Five card stud poker rule is often confused with the basic 5 card draw
There is, however, one significant difference between the two games. Unlike the rule of five card draw, five card stud rule states that you are not allowed to exchange any amount of cards in order to improve your hand.

Five card stud is the sister game to seven card stud and is played in a very similar fashion. In five card stud, players receive one hole card and four cards face up. Because players lack the opportunity to improve their hands by exchanging cards, five card stud poker hands tend to be weak. It is not uncommon to see a weak hand, such as ace high win, a pot.

Beginning a hand:

The five card stud poker rule is to have the dealer give each player two cards, with the first face down and the second face up.
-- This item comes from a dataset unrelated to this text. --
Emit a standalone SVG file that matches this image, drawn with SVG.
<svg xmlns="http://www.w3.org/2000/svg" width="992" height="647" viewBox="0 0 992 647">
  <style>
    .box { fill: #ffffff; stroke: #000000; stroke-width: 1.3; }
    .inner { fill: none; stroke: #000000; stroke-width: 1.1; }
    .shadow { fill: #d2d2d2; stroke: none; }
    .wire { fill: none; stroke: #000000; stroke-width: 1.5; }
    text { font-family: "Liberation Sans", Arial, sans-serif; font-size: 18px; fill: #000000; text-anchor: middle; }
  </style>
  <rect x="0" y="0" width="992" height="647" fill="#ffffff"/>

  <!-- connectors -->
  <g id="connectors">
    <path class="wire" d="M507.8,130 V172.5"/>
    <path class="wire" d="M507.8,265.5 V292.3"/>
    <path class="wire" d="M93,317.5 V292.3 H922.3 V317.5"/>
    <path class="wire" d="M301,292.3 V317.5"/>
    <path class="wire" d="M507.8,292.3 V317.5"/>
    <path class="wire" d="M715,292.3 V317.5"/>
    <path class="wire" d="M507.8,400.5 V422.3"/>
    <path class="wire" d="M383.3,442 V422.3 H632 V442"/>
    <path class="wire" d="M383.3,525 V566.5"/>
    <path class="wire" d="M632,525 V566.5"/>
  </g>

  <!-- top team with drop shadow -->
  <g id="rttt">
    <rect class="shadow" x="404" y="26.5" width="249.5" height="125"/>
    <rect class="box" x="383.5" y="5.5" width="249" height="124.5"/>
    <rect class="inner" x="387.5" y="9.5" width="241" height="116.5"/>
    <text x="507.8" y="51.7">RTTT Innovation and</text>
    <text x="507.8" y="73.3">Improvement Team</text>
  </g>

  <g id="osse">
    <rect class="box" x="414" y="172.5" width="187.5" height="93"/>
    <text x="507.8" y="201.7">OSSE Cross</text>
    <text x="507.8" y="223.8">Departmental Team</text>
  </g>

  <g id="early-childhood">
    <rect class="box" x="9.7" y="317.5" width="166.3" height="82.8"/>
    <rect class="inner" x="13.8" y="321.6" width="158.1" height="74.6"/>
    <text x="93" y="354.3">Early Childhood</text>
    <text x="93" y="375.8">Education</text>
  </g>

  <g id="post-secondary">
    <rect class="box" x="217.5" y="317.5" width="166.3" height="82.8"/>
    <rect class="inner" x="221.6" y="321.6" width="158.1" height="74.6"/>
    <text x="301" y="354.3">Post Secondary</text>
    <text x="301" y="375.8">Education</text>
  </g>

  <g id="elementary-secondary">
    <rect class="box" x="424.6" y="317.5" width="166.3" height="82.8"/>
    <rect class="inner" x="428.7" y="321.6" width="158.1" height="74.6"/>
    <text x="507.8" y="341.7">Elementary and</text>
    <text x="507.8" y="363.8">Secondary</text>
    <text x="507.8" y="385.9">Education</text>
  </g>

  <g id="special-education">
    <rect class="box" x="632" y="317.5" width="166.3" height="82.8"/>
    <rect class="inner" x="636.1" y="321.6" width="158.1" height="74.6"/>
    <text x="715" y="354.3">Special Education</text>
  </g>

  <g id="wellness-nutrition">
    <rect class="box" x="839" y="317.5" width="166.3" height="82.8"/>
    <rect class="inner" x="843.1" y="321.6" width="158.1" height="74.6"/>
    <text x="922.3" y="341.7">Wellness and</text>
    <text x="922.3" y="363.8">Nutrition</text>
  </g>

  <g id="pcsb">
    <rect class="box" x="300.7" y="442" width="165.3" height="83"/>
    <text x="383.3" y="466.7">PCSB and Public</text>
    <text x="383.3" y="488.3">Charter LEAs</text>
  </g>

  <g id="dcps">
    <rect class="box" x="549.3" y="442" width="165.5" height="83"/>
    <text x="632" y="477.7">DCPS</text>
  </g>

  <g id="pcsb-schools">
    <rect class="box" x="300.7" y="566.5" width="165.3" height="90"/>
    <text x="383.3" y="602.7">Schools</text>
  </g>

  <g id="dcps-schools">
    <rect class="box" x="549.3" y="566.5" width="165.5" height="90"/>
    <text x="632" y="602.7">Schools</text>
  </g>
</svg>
The player with the highest exposed card must begin the first betting round by posting a bring in or completing the bet, just as in seven card stud poker. The betting then moves in a clockwise direction around the table.

Third Street:

The dealer burns a card, then gives each player another card face up. Now, the player with the highest hand showing is the first to act. A round of betting occurs and we move on to fourth street.

Fourth Street:

The dealer burns another card and passes each player one more card face up. The player with the highest hand showing begins the betting. After betting has ended, we move on to fifth street.

Fifth Street:

Depending on the five card stud rule set by the person running the game, fifth street is either dealt face up (typically) or dealt face down. When fifth street is dealt face down it causes the game to be much more interesting because of the ambiguity of the identity of the last card. More creative betting and bluffing are common when the card is concealed.

Five Card Stud Variations:

Other variations of the five card stud rule include facing the first and second cards face down then facing the rest up. It helps stir up action during the beginning of the hand and keeps players from having an overload of information on their opponents.